— Begin —

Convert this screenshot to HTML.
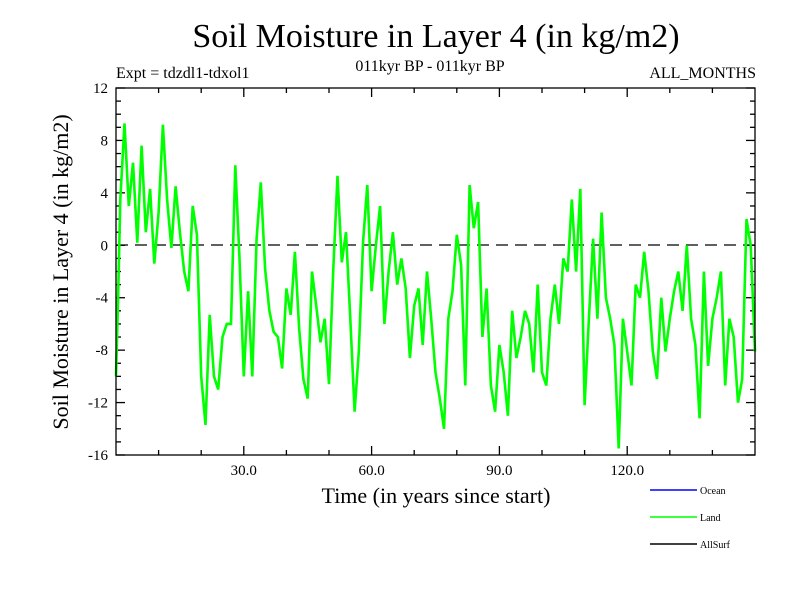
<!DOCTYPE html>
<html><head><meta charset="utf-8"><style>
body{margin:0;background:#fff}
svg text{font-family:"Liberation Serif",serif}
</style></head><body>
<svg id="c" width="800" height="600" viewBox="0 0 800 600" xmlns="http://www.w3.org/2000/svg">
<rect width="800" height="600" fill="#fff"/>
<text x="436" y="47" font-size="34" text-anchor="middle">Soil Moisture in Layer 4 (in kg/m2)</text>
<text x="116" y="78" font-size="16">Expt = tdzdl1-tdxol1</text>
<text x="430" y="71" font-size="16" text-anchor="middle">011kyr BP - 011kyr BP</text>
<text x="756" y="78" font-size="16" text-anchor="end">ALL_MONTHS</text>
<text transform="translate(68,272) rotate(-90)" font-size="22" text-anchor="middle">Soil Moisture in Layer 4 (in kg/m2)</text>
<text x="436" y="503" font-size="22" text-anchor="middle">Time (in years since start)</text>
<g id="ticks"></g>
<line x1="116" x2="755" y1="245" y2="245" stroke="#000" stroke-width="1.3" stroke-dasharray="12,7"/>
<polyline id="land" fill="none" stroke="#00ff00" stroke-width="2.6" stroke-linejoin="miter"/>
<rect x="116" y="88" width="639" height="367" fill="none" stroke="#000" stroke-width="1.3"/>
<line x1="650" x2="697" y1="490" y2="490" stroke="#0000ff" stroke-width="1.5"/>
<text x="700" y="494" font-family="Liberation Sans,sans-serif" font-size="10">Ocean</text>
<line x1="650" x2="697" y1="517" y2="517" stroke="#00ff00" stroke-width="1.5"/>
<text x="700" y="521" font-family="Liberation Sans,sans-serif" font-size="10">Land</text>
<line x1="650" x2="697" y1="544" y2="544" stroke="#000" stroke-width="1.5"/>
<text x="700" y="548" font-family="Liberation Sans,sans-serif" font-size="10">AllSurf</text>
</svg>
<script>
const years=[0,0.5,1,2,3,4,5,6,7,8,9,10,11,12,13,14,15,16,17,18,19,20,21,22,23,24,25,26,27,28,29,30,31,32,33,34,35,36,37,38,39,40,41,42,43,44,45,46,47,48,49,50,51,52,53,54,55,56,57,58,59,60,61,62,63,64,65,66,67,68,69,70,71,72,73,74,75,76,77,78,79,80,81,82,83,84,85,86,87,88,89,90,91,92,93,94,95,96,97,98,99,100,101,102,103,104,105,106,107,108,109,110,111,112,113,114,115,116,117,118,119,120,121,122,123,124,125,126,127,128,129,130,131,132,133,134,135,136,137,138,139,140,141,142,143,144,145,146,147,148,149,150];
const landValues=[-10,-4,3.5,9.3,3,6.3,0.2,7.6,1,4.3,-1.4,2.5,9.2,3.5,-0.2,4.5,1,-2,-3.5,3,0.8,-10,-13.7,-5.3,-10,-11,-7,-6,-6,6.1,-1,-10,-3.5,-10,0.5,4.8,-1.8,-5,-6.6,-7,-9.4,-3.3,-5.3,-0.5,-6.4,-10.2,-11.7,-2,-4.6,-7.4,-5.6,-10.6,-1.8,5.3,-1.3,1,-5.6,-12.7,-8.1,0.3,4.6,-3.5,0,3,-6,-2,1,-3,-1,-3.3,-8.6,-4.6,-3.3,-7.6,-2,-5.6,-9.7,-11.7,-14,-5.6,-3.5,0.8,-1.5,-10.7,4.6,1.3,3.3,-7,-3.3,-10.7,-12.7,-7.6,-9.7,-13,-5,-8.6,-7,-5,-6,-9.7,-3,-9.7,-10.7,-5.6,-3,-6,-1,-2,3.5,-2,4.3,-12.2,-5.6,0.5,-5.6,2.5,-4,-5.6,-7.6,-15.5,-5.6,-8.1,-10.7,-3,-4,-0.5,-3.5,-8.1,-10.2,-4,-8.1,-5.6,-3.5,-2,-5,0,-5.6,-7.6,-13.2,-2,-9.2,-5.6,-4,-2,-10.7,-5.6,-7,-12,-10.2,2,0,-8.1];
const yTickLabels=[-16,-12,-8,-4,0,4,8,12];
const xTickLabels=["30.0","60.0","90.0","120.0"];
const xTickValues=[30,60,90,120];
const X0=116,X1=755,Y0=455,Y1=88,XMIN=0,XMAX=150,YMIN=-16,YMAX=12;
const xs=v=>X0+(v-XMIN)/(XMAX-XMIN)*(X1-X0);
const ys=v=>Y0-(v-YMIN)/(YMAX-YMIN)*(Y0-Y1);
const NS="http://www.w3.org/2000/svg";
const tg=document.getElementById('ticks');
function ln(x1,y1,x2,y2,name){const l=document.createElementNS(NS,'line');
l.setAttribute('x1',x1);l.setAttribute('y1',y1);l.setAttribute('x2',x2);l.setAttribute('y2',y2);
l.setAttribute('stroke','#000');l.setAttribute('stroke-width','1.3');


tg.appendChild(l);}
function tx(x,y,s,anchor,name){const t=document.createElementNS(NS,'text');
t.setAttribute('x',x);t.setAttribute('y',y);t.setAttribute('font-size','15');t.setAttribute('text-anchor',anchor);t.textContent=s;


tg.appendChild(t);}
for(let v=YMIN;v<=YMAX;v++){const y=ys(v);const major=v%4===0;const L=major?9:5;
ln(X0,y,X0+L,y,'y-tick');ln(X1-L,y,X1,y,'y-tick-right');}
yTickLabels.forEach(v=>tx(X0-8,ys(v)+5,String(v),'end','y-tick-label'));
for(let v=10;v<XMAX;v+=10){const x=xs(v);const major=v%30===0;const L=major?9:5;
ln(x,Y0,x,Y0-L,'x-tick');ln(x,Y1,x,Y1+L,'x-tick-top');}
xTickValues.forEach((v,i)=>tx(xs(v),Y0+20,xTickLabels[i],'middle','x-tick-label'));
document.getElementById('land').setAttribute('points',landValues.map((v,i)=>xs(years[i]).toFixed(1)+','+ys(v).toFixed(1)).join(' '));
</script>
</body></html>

— End —
— Begin —

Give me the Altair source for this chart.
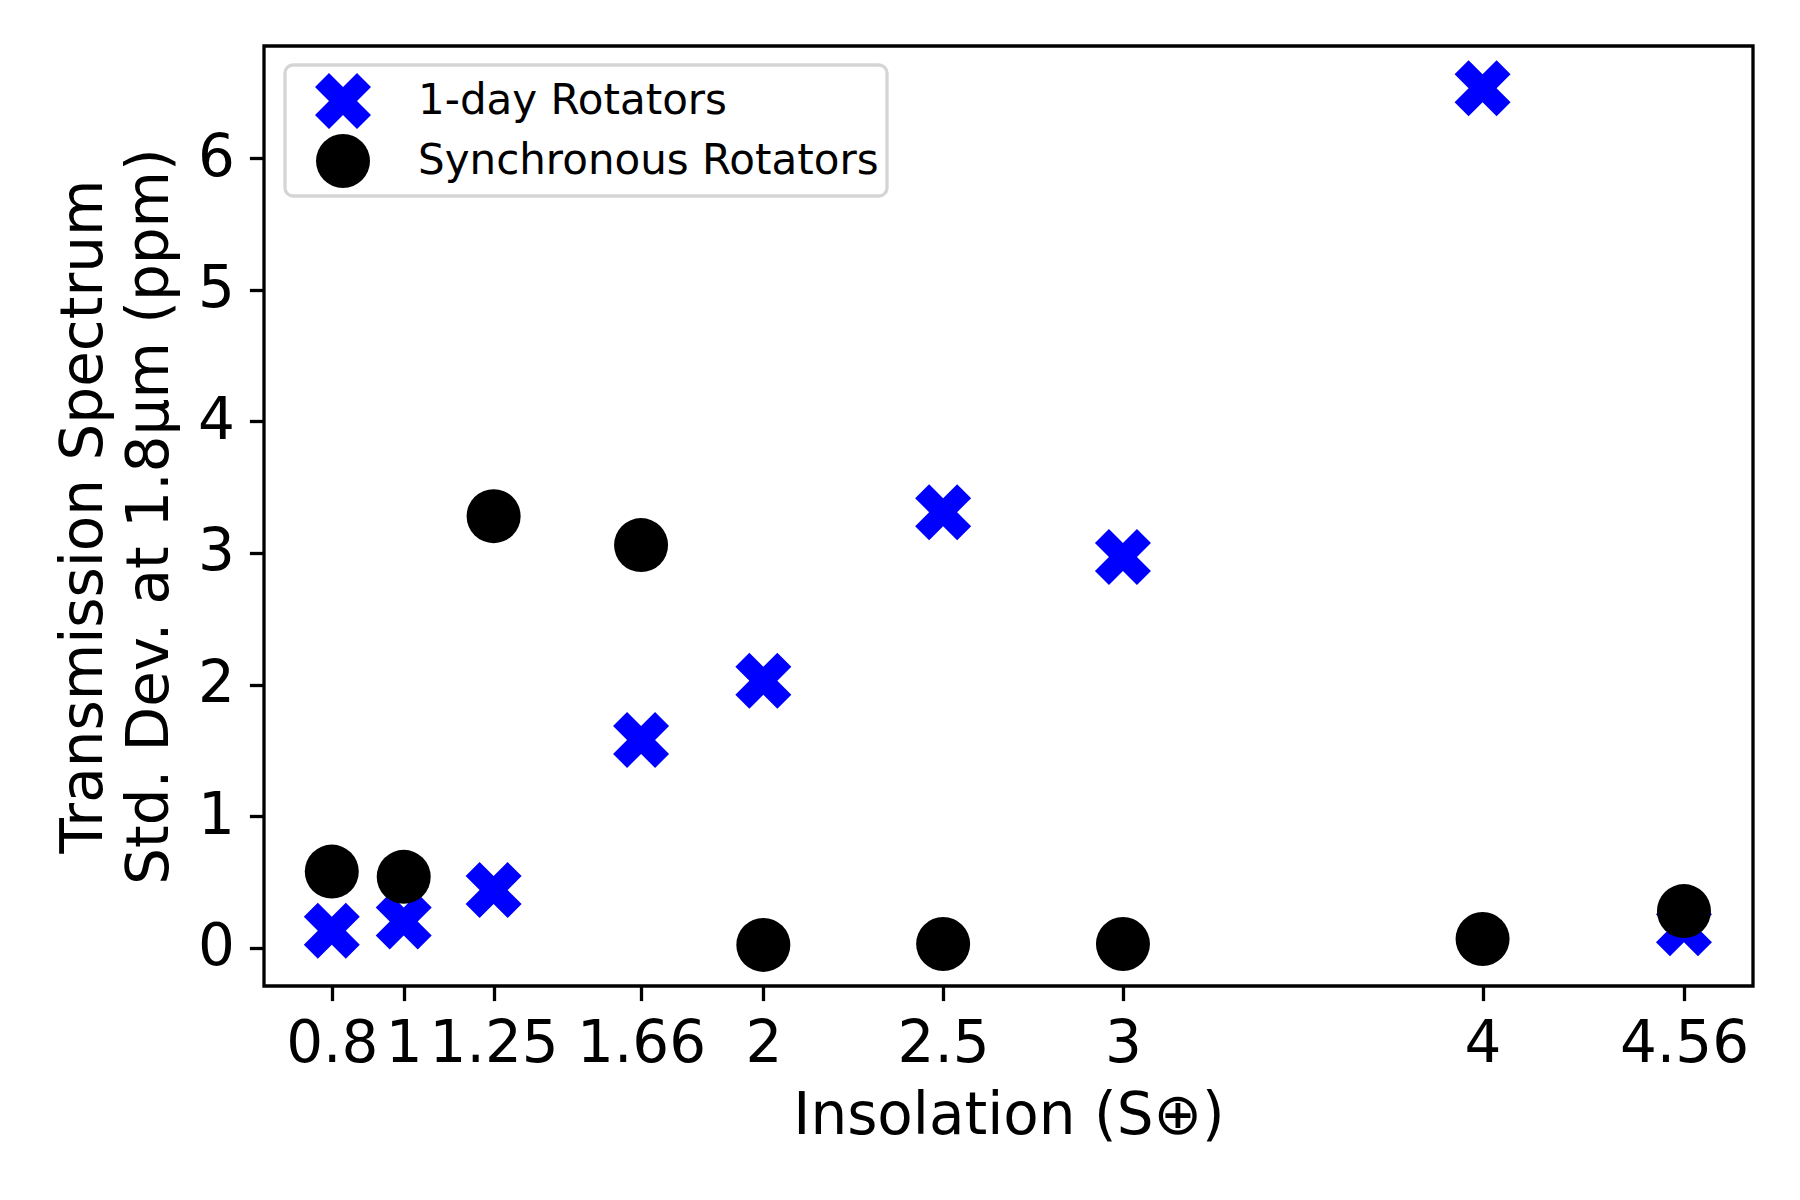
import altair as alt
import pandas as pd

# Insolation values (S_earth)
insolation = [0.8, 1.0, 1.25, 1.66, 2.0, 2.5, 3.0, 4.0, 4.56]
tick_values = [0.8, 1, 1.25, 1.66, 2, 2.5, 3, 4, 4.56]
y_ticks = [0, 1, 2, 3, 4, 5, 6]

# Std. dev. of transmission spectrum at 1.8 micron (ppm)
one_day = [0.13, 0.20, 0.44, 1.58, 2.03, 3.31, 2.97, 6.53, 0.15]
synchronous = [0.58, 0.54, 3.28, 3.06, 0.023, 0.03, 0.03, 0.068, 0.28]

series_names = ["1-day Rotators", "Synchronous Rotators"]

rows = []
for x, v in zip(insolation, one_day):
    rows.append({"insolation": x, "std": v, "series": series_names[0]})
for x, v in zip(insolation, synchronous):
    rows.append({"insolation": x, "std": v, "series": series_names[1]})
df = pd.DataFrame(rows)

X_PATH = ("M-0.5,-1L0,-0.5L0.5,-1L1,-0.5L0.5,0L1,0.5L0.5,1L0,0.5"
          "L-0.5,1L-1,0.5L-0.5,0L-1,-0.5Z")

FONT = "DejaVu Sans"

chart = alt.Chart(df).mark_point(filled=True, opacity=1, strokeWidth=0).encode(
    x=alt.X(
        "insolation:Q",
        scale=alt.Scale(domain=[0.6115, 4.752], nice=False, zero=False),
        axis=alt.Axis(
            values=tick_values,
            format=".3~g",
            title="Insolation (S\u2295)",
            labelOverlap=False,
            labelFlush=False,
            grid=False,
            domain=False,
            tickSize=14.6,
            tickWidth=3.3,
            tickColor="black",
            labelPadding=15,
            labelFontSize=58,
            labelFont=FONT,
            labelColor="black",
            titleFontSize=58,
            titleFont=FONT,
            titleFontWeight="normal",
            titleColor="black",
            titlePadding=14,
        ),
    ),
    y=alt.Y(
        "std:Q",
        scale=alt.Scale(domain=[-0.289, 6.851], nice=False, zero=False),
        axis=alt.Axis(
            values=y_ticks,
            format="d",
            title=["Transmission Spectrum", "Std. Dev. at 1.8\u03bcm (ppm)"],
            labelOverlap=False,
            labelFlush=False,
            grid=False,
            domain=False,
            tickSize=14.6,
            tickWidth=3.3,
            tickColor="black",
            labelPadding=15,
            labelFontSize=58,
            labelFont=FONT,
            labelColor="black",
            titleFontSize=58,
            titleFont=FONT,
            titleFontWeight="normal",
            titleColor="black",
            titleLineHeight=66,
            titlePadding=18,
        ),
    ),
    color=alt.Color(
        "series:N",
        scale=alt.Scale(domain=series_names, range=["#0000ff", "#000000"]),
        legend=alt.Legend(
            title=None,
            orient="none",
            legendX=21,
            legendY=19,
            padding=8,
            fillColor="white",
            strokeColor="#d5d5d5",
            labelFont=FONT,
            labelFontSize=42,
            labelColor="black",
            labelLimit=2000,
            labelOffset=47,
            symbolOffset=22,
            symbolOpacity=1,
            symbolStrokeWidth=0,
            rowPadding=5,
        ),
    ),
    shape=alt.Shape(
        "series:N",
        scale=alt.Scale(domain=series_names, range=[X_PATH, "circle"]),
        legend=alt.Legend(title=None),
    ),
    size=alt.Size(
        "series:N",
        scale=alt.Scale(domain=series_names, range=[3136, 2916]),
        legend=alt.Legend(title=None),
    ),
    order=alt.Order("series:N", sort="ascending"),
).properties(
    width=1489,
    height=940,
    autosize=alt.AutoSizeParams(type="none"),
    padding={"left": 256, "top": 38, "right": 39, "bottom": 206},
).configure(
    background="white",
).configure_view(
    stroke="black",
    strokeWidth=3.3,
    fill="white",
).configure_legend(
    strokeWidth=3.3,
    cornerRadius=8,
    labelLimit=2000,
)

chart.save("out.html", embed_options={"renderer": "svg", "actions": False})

— End —

Using the listing above, show each line holding the string "chart".

Give me the Altair source for this chart.
chart = alt.Chart(df).mark_point(filled=True, opacity=1, strokeWidth=0).encode(
chart.save("out.html", embed_options={"renderer": "svg", "actions": False})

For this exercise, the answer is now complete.